The most highly questioned vegetable at the 2009 Point Reyes Farmers market was kohlrabi. Evocative of Lady GaGa (insert Ziggy Stardust if you are over 50) – it is visually confusing, yet utterly fascinating. Kohlrabi once topped the charts with European royalty as a favorite vegetable. My VIP friends (Vegetarians in Paradise ) predict a hearty comeback for this neglected member of the brassica oleracea family, more commonly called the cabbage family. FYI – bulbous base grows above ground along with the greens.
Armed with some great pointers from Sandy & Dennis Dierks at Paradise Valley Produce, I brought two home with me and had quite the Saturday evening. I cut the greens off the base and tasted the stem. It had a gentle fresh broccoli taste with a hint of a horseradish bite. I set the greens aside and peeled the skin off the kohlrabi base. Mine were about the size of large apples and the outer layer of skin that needed peeling was about ¼ inch thick.
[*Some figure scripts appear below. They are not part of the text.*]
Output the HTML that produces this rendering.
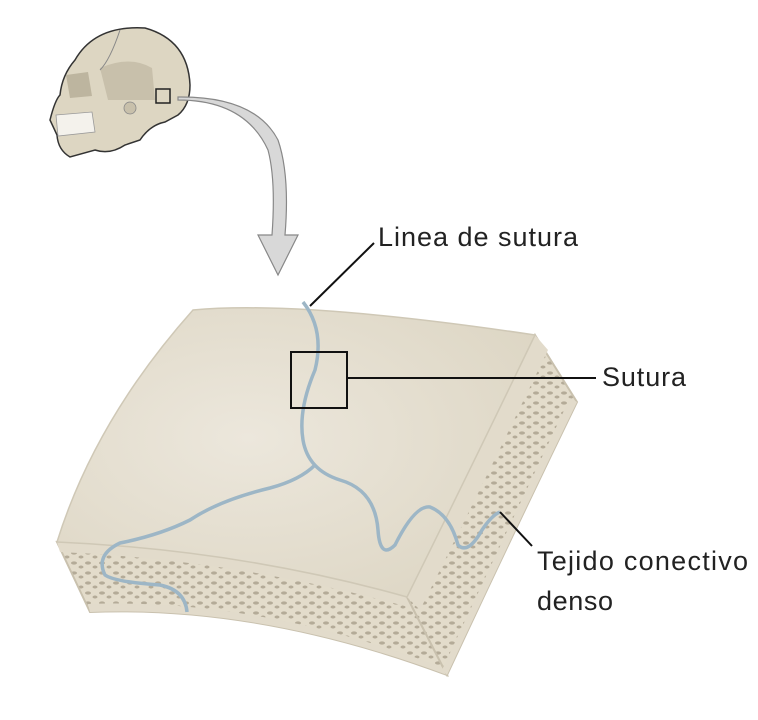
<!DOCTYPE html>
<html><head><meta charset="utf-8"><style>
body{margin:0;background:#fff}
svg{display:block}
text{font-family:"Liberation Sans",sans-serif;font-size:27px;fill:#222}
</style></head><body>
<svg width="758" height="720" viewBox="0 0 758 720">
<defs>
<pattern id="sp" width="14" height="10" patternUnits="userSpaceOnUse">
<rect width="14" height="10" fill="#e3dccb"/>
<ellipse cx="4" cy="3" rx="3" ry="1.6" fill="#b4ab98"/>
<ellipse cx="11" cy="7" rx="2.5" ry="1.5" fill="#b4ab98"/>
</pattern>
<radialGradient id="tg" cx="0.4" cy="0.45" r="0.7">
<stop offset="0" stop-color="#ece7dc"/><stop offset="1" stop-color="#ddd6c4"/>
</radialGradient>
</defs>
<!-- skull -->
<path d="M75,60 Q95,25 145,28 Q188,40 190,85 Q190,105 178,115 L165,122 Q150,125 140,140 L125,145 Q110,155 95,150 L70,157 Q58,150 57,135 L50,120 Q55,100 60,95 Q62,75 75,60 Z" fill="#ddd6c2" stroke="#333" stroke-width="1.5"/>
<path d="M100,68 Q130,55 152,68 L155,100 L108,100 Z" fill="#c8c0ab"/>
<path d="M66,75 L88,72 L92,96 L70,98 Z" fill="#bdb59f"/>
<path d="M56,115 L92,112 L95,132 L58,136 Z" fill="#f4f2ec" stroke="#999" stroke-width="0.8"/>
<path d="M120,30 Q110,60 100,70" fill="none" stroke="#888" stroke-width="1"/>
<circle cx="130" cy="108" r="6" fill="#c8c0ab" stroke="#888" stroke-width="0.8"/>
<rect x="156" y="89" width="14" height="14" fill="none" stroke="#222" stroke-width="1.5"/>
<!-- curved arrow -->
<path d="M178,100 Q245,100 268,150 Q276,180 272,235 L258,235 L278,275 L298,235 L285,235 Q290,175 278,140 Q255,96 178,97 Z" fill="#d8d8d8" stroke="#888" stroke-width="1.2"/>
<!-- front face -->
<path d="M57,542 Q240,550 407,597 L447,675 Q260,605 90,612 Z" fill="url(#sp)" stroke="#c9c1ae" stroke-width="2"/>
<path d="M57,542 Q240,550 407,597 L412,608 Q240,560 60,552 Z" fill="#e2dbcb"/>
<path d="M90,612 Q260,605 447,675 L444,668 Q260,598 88,604 Z" fill="#e2dbcb"/>
<!-- right face -->
<path d="M535,335 L577,402 Q510,540 447,675 L407,597 Q470,470 535,335 Z" fill="url(#sp)" stroke="#c9c1ae" stroke-width="2"/>
<path d="M535,335 L548,350 Q485,480 420,610 L407,597 Q470,470 535,335 Z" fill="#e2dbcb"/>
<path d="M577,402 L570,398 Q505,535 442,670 L447,675 Q510,540 577,402 Z" fill="#e2dbcb"/>
<!-- top surface -->
<path d="M193,310 Q300,300 535,335 Q470,470 407,597 Q240,550 57,542 Q95,420 193,310 Z" fill="url(#tg)" stroke="#cfc8b6" stroke-width="1.5"/>
<!-- suture -->
<path d="M303,302 Q325,330 315,370 Q298,410 303,440 Q308,470 340,480 Q375,490 378,530 Q380,560 395,545 Q415,505 430,507 Q450,515 458,545 Q468,555 482,530 Q492,515 500,512" fill="none" stroke="#9db6c6" stroke-width="3.5"/>
<path d="M315,465 Q300,480 270,488 Q220,500 190,520 Q160,535 120,543 Q95,555 105,575 Q115,582 160,585 Q185,590 187,612" fill="none" stroke="#9db6c6" stroke-width="3.5"/>
<!-- labels -->
<rect x="291" y="352" width="56" height="56" fill="none" stroke="#111" stroke-width="2"/>
<line x1="374" y1="243" x2="310" y2="306" stroke="#111" stroke-width="2"/>
<line x1="347" y1="378" x2="596" y2="378" stroke="#111" stroke-width="2"/>
<line x1="500" y1="512" x2="532" y2="546" stroke="#111" stroke-width="2"/>
<text x="378" y="246" textLength="200">Linea de sutura</text>
<text x="602" y="386" textLength="84">Sutura</text>
<text x="537" y="570" textLength="211">Tejido conectivo</text>
<text x="537" y="610" textLength="76">denso</text>
</svg>
</body></html>
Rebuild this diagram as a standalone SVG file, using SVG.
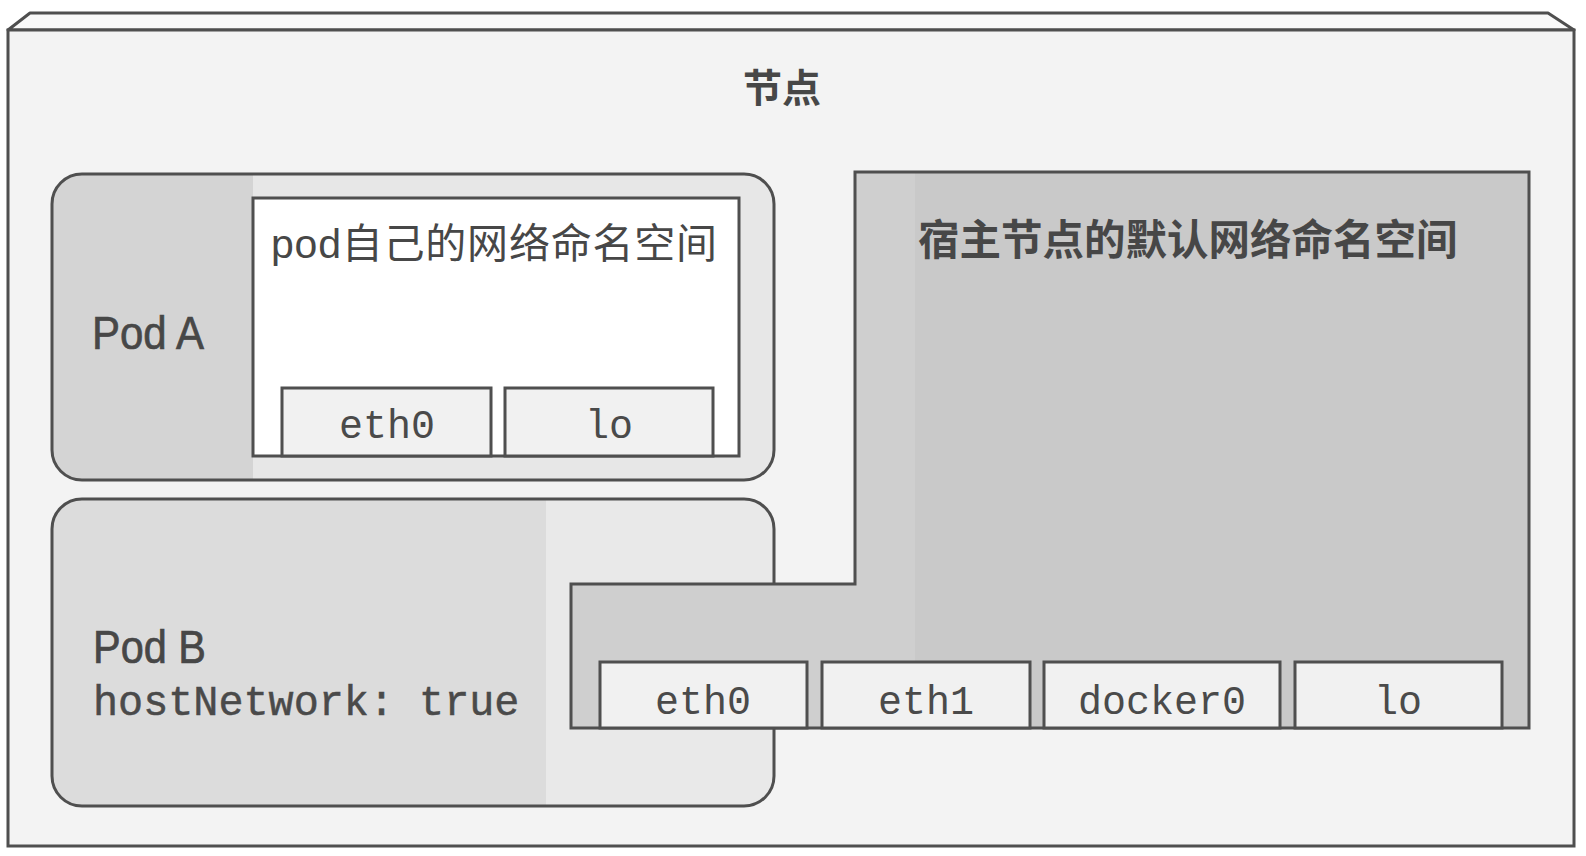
<svg xmlns="http://www.w3.org/2000/svg" width="1586" height="856" viewBox="0 0 1586 856">
  <defs>
    <style>
      .edge { stroke: #4f4f4f; stroke-width: 3; }
      .cjk { font-family: "Liberation Sans", "Noto Sans CJK SC", sans-serif; fill: #474747; }
      .label { font-family: "Liberation Sans", "Noto Sans CJK SC", sans-serif; fill: #474747; stroke: #474747; stroke-width: 0.7; font-size: 46px; }
      .mono { font-family: "Liberation Mono", "DejaVu Sans Mono", monospace; fill: #4a4a4a; font-size: 40px; text-anchor: middle; }
      .iface { fill: #f1f1f1; stroke: #4f4f4f; stroke-width: 3; }
    </style>
    <!-- two-tone fills of the pod outlines -->
    <linearGradient id="podAFill" x1="0" y1="0" x2="1" y2="0">
      <stop offset="0" stop-color="#d4d4d4"/>
      <stop offset="0.278" stop-color="#d4d4d4"/>
      <stop offset="0.278" stop-color="#e7e7e7"/>
      <stop offset="1" stop-color="#e7e7e7"/>
    </linearGradient>
    <linearGradient id="podBFill" x1="0" y1="0" x2="1" y2="0">
      <stop offset="0" stop-color="#dcdcdc"/>
      <stop offset="0.684" stop-color="#dcdcdc"/>
      <stop offset="0.684" stop-color="#e9e9e9"/>
      <stop offset="1" stop-color="#e9e9e9"/>
    </linearGradient>
  </defs>

  <rect x="0" y="0" width="1586" height="856" fill="#ffffff"/>

  <!-- node: bevelled outer box -->
  <g id="node">
    <path d="M8,30 L30,13 L1548,13 L1574,30 Z" fill="#f9f9f9" class="edge" stroke-linejoin="round"/>
    <rect x="8" y="30" width="1566" height="816" fill="#f3f3f3" class="edge"/>
    <text x="782" y="102" class="cjk" font-size="39" font-weight="bold" fill="#555555" text-anchor="middle">节点</text>
  </g>

  <!-- Pod A with its own network namespace -->
  <g id="podA">
    <rect x="52" y="174" width="722" height="306" rx="30" ry="30" fill="url(#podAFill)" class="edge"/>
    <text x="92" y="349" class="label" textLength="112" lengthAdjust="spacingAndGlyphs">Pod A</text>
    <g id="podA-netns">
      <rect x="253" y="198" width="486" height="258" fill="#ffffff" class="edge"/>
      <text x="271" y="258" class="cjk" font-size="41" textLength="446" lengthAdjust="spacing">pod自己的网络命名空间</text>
    </g>
    <g id="podA-eth0">
      <rect x="282" y="388" width="209" height="68" class="iface"/>
      <text x="387" y="438" class="mono">eth0</text>
    </g>
    <g id="podA-lo">
      <rect x="505" y="388" width="208" height="68" class="iface"/>
      <text x="609" y="438" class="mono">lo</text>
    </g>
  </g>

  <!-- Pod B running in the host network -->
  <g id="podB">
    <rect x="52" y="499" width="722" height="307" rx="30" ry="30" fill="url(#podBFill)" class="edge"/>
    <text x="93" y="663" class="label" textLength="113" lengthAdjust="spacingAndGlyphs">Pod B</text>
    <text x="93" y="715" font-family="Liberation Mono, DejaVu Sans Mono, monospace" font-size="41.8" fill="#4a4a4a" stroke="#4a4a4a" stroke-width="0.5">hostNetwork: true</text>
  </g>

  <!-- default network namespace of the host -->
  <g id="hostNetns">
    <path d="M855,172 L1529,172 L1529,728 L571,728 L571,584 L855,584 Z" fill="#c9c9c9"/>
    <path d="M855,172 L915,172 L915,584 L571,584 L571,728 L915,728 L915,584 L855,584 Z" fill="#cfcfcf"/>
    <path d="M855,172 L1529,172 L1529,728 L571,728 L571,584 L855,584 Z" fill="none" class="edge"/>
    <text x="918" y="255" class="cjk" font-size="41.5" font-weight="bold" fill="#555555">宿主节点的默认网络命名空间</text>
  </g>

  <g id="host-eth0">
    <rect x="600" y="662" width="207" height="66" class="iface"/>
    <text x="703" y="714" class="mono">eth0</text>
  </g>
  <g id="host-eth1">
    <rect x="822" y="662" width="208" height="66" class="iface"/>
    <text x="926" y="714" class="mono">eth1</text>
  </g>
  <g id="host-docker0">
    <rect x="1044" y="662" width="236" height="66" class="iface"/>
    <text x="1162" y="714" class="mono">docker0</text>
  </g>
  <g id="host-lo">
    <rect x="1295" y="662" width="207" height="66" class="iface"/>
    <text x="1398" y="714" class="mono">lo</text>
  </g>

  <!-- no connectors in this drawing -->
  <g id="connectors"/>
</svg>
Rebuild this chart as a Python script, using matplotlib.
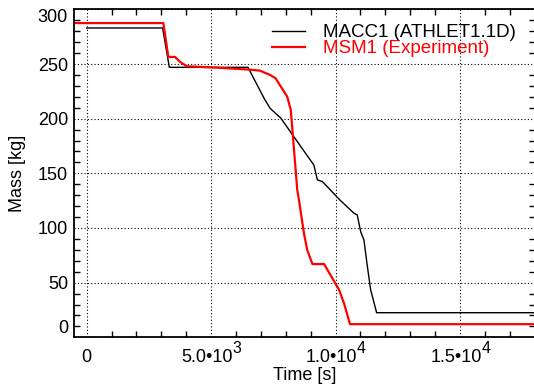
import matplotlib
matplotlib.use('Agg')
import matplotlib.pyplot as plt
import matplotlib.transforms as mtransforms

plt.rcParams['font.family'] = ['Liberation Sans', 'DejaVu Sans']

# MACC1 (ATHLET1.1D) calculation
t_calc = [0, 3050, 3320, 6480, 7120, 7370, 7800, 9130, 9270, 9470, 10180,
          10740, 10870, 11010, 11140, 11280, 11410, 11650, 18000]
m_calc = [283, 283, 247, 247, 219, 209.5, 200.5, 157.5, 144, 142.5, 125.5,
          113.5, 112, 96.5, 89, 64.5, 43.5, 22.5, 22.5]

# MSM1 experiment
t_exp = [-500, 3080, 3280, 3550, 3750, 4020, 5360, 6480, 6960, 7370, 7590,
         8060, 8200, 8460, 8530, 8730, 8860, 9070, 9540, 9870, 10140, 10340,
         10580, 18000]
m_exp = [287.5, 287.5, 256.5, 256.5, 252, 248, 246.5, 245, 244, 240, 237,
         220, 208, 135, 125.5, 95, 80, 67, 67, 54, 43.5, 31, 12, 12]

x_grid = [0, 5000, 10000, 15000]
x_base = ['0', '5.0•10', '1.0•10', '1.5•10']
x_exp = ['', '3', '4', '4']
y_grid = [0, 50, 100, 150, 200, 250, 300]
y_labels = ['0', '50', '100', '150', '200', '250', '300']

fig = plt.figure(figsize=(5.34, 3.88), dpi=100)
ax = fig.add_axes([74.26 / 534, 50.7 / 388, 460.4 / 534, 327.9 / 388])

ax.plot(t_calc, m_calc, color='black', lw=1.0, label='MACC1 (ATHLET1.1D)')
ax.plot(t_exp, m_exp, color='red', lw=1.6, label='MSM1 (Experiment)')

ax.set_xlim(-500, 18000)
ax.set_ylim(0, 300)

# grid on major positions, tick marks on the minor ones
ax.set_xticks(x_grid)
ax.set_yticks(y_grid)
ax.set_xticklabels([])
ax.set_yticklabels([])
ax.set_xticks([t for t in range(1000, 18000, 1000) if t % 5000], minor=True)
ax.set_yticks([m for m in range(10, 300, 10) if m % 50], minor=True)
ax.tick_params(which='major', length=0)
ax.tick_params(which='minor', direction='in', length=4.5, width=1.0,
               top=True, right=True, color='black')
ax.grid(True, which='major', color='black', linestyle=(0, (1, 2)), lw=0.8)
for sp in ax.spines.values():
    sp.set_linewidth(1.3)

# x tick labels: mantissa + raised exponent, baseline aligned
px = 0.72  # points per pixel at dpi 100
xaxis_tr = ax.get_xaxis_transform()
for x, b, e in zip(x_grid, x_base, x_exp):
    if not e:
        tr = mtransforms.offset_copy(xaxis_tr, fig=fig, y=-24.4 * px, units='points')
        ax.text(x, 0, b, transform=tr, ha='center', va='baseline',
                fontsize=13, clip_on=False)
        continue
    tr_b = mtransforms.offset_copy(xaxis_tr, fig=fig, x=21.5 * px,
                                   y=-24.4 * px, units='points')
    ax.text(x, 0, b, transform=tr_b, ha='right', va='baseline',
            fontsize=13, clip_on=False)
    tr_e = mtransforms.offset_copy(xaxis_tr, fig=fig, x=21.5 * px,
                                   y=-15.5 * px, units='points')
    ax.text(x, 0, e, transform=tr_e, ha='left', va='baseline',
            fontsize=11.5, clip_on=False)

ylab_tr = mtransforms.offset_copy(ax.get_yaxis_transform(), fig=fig,
                                  x=-6.3 * px, units='points')
for i, (y, s) in enumerate(zip(y_grid, y_labels)):
    va = 'center_baseline'
    if i == 0:
        va = 'bottom'
    elif i == len(y_grid) - 1:
        va = 'top'
    ax.text(0, y, s, transform=ylab_tr, ha='right', va=va, fontsize=13,
            clip_on=False)

ax.set_xlabel('Time [s]', fontsize=13)
ax.set_ylabel('Mass [kg]', fontsize=13)
ax.xaxis.set_label_coords(0.5, -0.09)
ax.yaxis.set_label_coords(-0.105, 0.5)

leg = ax.legend(loc='upper left', bbox_to_anchor=(0.4295, 0.9555),
                frameon=False, fontsize=13.5, borderaxespad=0, borderpad=0,
                handlelength=1.78, handletextpad=0.94, labelspacing=-0.05)
for txt, line in zip(leg.get_texts(), leg.get_lines()):
    txt.set_color(line.get_color())

fig.savefig('out.png', dpi=100)
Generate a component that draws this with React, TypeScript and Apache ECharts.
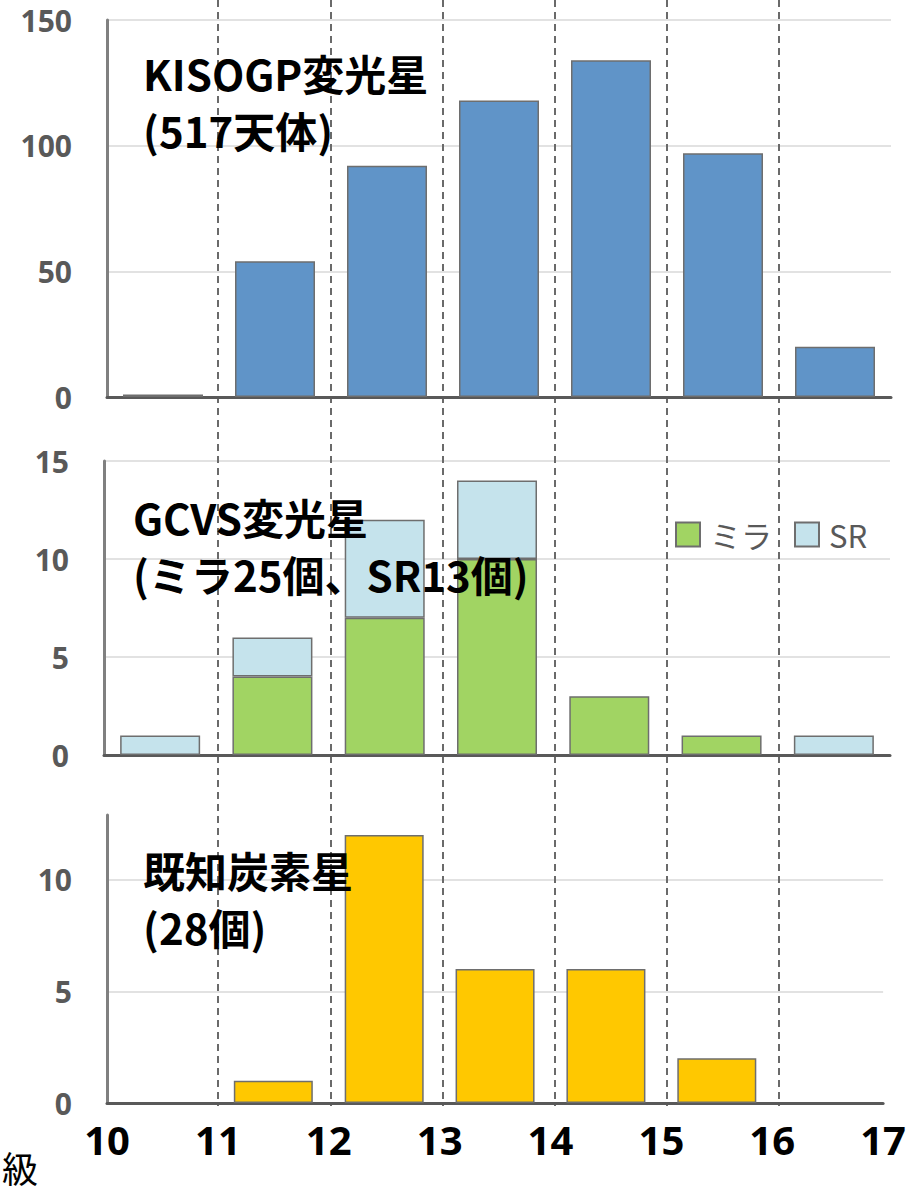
import React, { useEffect, useRef } from 'react';
import * as echarts from 'echarts';

// magnitude bins (centre of each 1-mag bin)
const binCenters = [10.5, 11.5, 12.5, 13.5, 14.5, 15.5, 16.5];
// KISOGP variables (517)
const kisoCounts = [1, 54, 92, 118, 134, 97, 20];
// GCVS variables: Mira (25) and SR (13)
const miraCounts = [0, 4, 7, 10, 3, 1, 0];
const srCounts = [1, 2, 5, 4, 0, 0, 1];
// known carbon stars (28)
const carbonCounts = [0, 1, 12, 6, 6, 2, 0];

const panelTitles = [
  'KISOGP変光星\n(517天体)',
  'GCVS変光星\n(ミラ25個、SR13個)',
  '既知炭素星\n(28個)',
];
const seriesNames = ['KISOGP', 'ミラ', 'SR', '炭素星'];
const xAxisName = '級';

const toPairs = (vals: number[]) =>
  vals.map((v, i) => [binCenters[i], v === 0 ? null : v]);
const nz = (vals: number[]) => vals.map((v) => (v === 0 ? null : v));

const CJK = '"Noto Sans CJK JP", "Noto Sans", sans-serif';
const LAT = '"Noto Sans", "Noto Sans CJK JP", sans-serif';

const barBorder = { borderColor: '#6e6e6e', borderWidth: 1.5 };

export default function App() {
  const ref = useRef<HTMLDivElement>(null);
  useEffect(() => {
    if (!ref.current) return;
    const chart = echarts.init(ref.current, undefined, { renderer: 'svg' });

    const titleStyle = {
      fontSize: 42,
      fontWeight: 'bold' as const,
      color: '#000000',
      fontFamily: CJK,
      lineHeight: 57,
    };

    const axisLineStyle = { show: true, onZero: true, lineStyle: { color: '#595959', width: 3 } };

    const baseX = (gridIndex: number, showLabels: boolean) => ({
      type: 'value',
      gridIndex,
      min: 10,
      max: 17,
      interval: 1,
      axisLine: axisLineStyle,
      axisTick: { show: false },
      splitLine: { show: false },
      axisLabel: showLabels
        ? {
            show: true,
            fontSize: 40,
            fontWeight: 'bold',
            color: '#000000',
            fontFamily: LAT,
            margin: 16,
          }
        : { show: false },
    });

    const baseY = (gridIndex: number, max: number, interval: number, padTop: number) => ({
      type: 'value',
      gridIndex,
      min: 0,
      max,
      interval,
      axisLine: { show: true, lineStyle: { color: '#808080', width: 3 } },
      axisTick: { show: false },
      splitLine: { show: true, showMaxLine: true, lineStyle: { color: '#d9d9d9', width: 1.5 } },
      axisLabel: {
        show: true,
        fontSize: 30,
        lineHeight: 30,
        fontWeight: 'bold',
        color: '#595959',
        fontFamily: LAT,
        margin: 35,
        padding: [padTop, 0, 0, 0],
      },
    });

    const bottomY: any = baseY(2, 12.9, 5, 6);
    bottomY.splitLine.showMaxLine = false;
    bottomY.axisLabel.showMaxLabel = false;

    const option: any = {
      animation: false,
      backgroundColor: '#ffffff',
      title: [
        { text: panelTitles[0], left: 143, top: 44, padding: 0, textStyle: titleStyle },
        { text: panelTitles[1], left: 133, top: 488, padding: 0, textStyle: titleStyle },
        { text: panelTitles[2], left: 143, top: 841, padding: 0, textStyle: titleStyle },
        {
          text: xAxisName,
          left: 2,
          top: 1148,
          padding: 0,
          textStyle: {
            fontSize: 36,
            lineHeight: 38,
            fontWeight: 'normal',
            color: '#000000',
            fontFamily: CJK,
          },
        },
      ],
      legend: {
        data: [seriesNames[1], seriesNames[2]],
        left: 675,
        top: 519,
        itemWidth: 24,
        itemHeight: 24,
        itemGap: 22,
        icon: 'rect',
        padding: 0,
        textStyle: {
          fontSize: 31,
          color: '#595959',
          fontFamily: CJK,
          padding: [0, 0, 0, 5],
        },
      },
      grid: [
        { left: 107, right: 18, top: 20, height: 377 },
        { left: 104, right: 19, top: 461, height: 294 },
        { left: 107, right: 18, top: 815, height: 288 },
        { left: 106, right: 18, top: 0, height: 1106 },
      ],
      xAxis: [
        baseX(0, false),
        {
          type: 'category',
          gridIndex: 1,
          data: binCenters.map(String),
          boundaryGap: true,
          axisLine: axisLineStyle,
          axisTick: { show: false },
          axisLabel: { show: false },
          splitLine: { show: false },
        },
        baseX(2, true),
        {
          type: 'value',
          gridIndex: 3,
          min: 10,
          max: 17,
          interval: 1,
          axisLine: { show: false },
          axisTick: { show: false },
          axisLabel: { show: false },
          splitLine: {
            show: true,
            showMinLine: false,
            showMaxLine: false,
            lineStyle: { color: '#6a6a6a', width: 2, type: [7, 5] },
          },
        },
      ],
      yAxis: [
        baseY(0, 150, 50, 0),
        baseY(1, 15, 5, 4),
        bottomY,
        {
          type: 'value',
          gridIndex: 3,
          min: 0,
          max: 1,
          show: false,
        },
      ],
      series: [
        {
          name: seriesNames[0],
          type: 'bar',
          xAxisIndex: 0,
          yAxisIndex: 0,
          barWidth: 80,
          data: toPairs(kisoCounts),
          itemStyle: { color: '#6094c8', ...barBorder },
        },
        {
          name: seriesNames[1],
          type: 'bar',
          stack: 'gcvs',
          xAxisIndex: 1,
          yAxisIndex: 1,
          barWidth: 80,
          data: nz(miraCounts),
          itemStyle: { color: '#a1d463', ...barBorder },
        },
        {
          name: seriesNames[2],
          type: 'bar',
          stack: 'gcvs',
          xAxisIndex: 1,
          yAxisIndex: 1,
          barWidth: 80,
          data: nz(srCounts),
          itemStyle: { color: '#c5e3ec', ...barBorder },
        },
        {
          name: seriesNames[3],
          type: 'bar',
          xAxisIndex: 2,
          yAxisIndex: 2,
          barWidth: 79,
          data: toPairs(carbonCounts),
          itemStyle: { color: '#ffc800', ...barBorder },
        },
        {
          type: 'scatter',
          xAxisIndex: 3,
          yAxisIndex: 3,
          data: [],
          silent: true,
        },
      ],
    };

    chart.setOption(option);
    return () => chart.dispose();
  }, []);

  return (
    <div
      ref={ref}
      style={{ position: 'absolute', left: 0, top: 0, width: 909, height: 1192, background: '#fff' }}
    />
  );
}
According to Dennis skin thickness varies with the size of the bulb. The inside was similar to jicama in texture. I sliced half of one of them to serve raw (sweeter and more subtle than the stem) – I diced the other half and sautéed it with a bit of McEvoy olive oil, sliced elephant garlic and a bit of kosher salt – amazing. The other kohlrabi I also did two ways – The first half I boiled (along with some elephant garlic) and mashed them with olive oil and butter, this tasted great, but the texture was a little mushy. I sliced the other half and prepared it like my scalloped potatoes – it was delicious – a schosh too moist for me – so adjust accordingly. Here is a recipe that did work for me click on kohlrabi gratin! One tip I heard regarding moisture is to very lightly salt slice and let them sit on a paper towel for a bit before use in something like a gratin.
The greens were great! I stripped the greens from the stems and julienned. I finely chopped the stems and sautéed them first with a bit of diced bulb and some minced elephant garlic – I added the greens (similar in thickness to collards) to the sautéed mixture and cooked about 15 more minutes adding water as they cooked down. I removed half of the pan and served “southern style” with a dash of hot pepper vinegar – y’all it was good! I took the other half and added a dash of agave nectar and a star anise and let it simmer a bit more – lovely.
With just a little effort I found kohlrabi easy to work with and amazingly versatile. I can’t wait to get more and work with it primarily raw this week. I understand the greens also work well in salads and that you can make a great kimchi. I’m thinking of using raw rounds as the base for canapés the way I might use jicama. I think it would work really well with a creamy cheese like a Cowgirl Creamery Mt. Tam!